With off-premises support centers enabled by cloud computing, small and medium-sized companies can compete with big brands on service. One company can provide turnkey services that are transparent to consumers.
5. Speech Recognition
Advances in speech recognition will support big data analytics, collecting and analyzing audio data to detect common customer service issues and gauge callers’ stress levels. Speech analytics will be a powerful tool to uncover issues that might otherwise go unnoticed in the daily flood of customer interaction.
6. Customer Service Democracy
Customer service is becoming a two-way street, as brands rate customers in the same way that customers rate brands. Internal ratings can help identify problem customers that soak up an inordinate amount of resources compared to their revenue. Spurred by sharing apps like AirBnB and Uber, it’s becoming more accepted for service providers to rate customers. That will spread to other areas, in particular service industries, as companies seek to focus on highest revenue, lowest cost relationships.
7. Better Execution
With e-commerce growing by 75 percent by 2019, the last mile of the journey may be the most important. The delivery experience, and returns, when necessary, must be very easy and simple. Delivering that “Wow” factor when the box is opened can be a competitive advantage. Going the extra mile can make the last mile a game changer.
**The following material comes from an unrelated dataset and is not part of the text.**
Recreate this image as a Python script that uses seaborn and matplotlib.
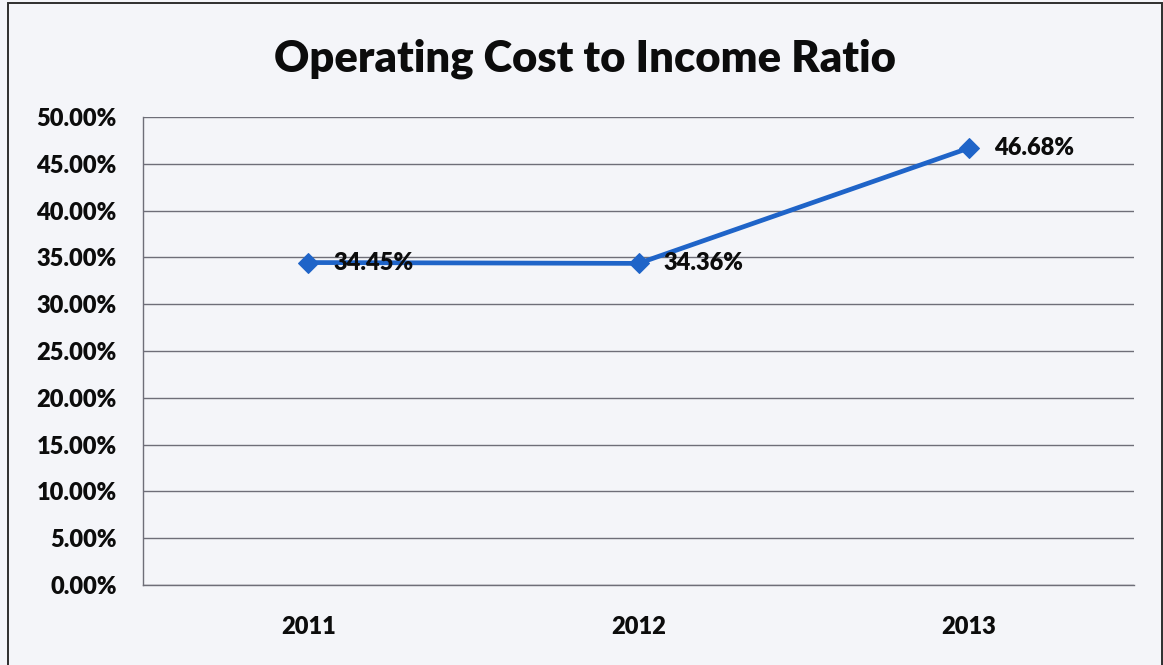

8. Increased Customer Service Culture
Creating a corporate culture that values customer service starts at the top. That’s why more companies are establishing a new C-suite office focused on the customer experience. Leadership is vital but customer service has to permeate the organization, with a chief customer officer guiding the end-to-end process. Awareness of the customer journey must cut across departmental lines, and support investments into optimizing the customer journey.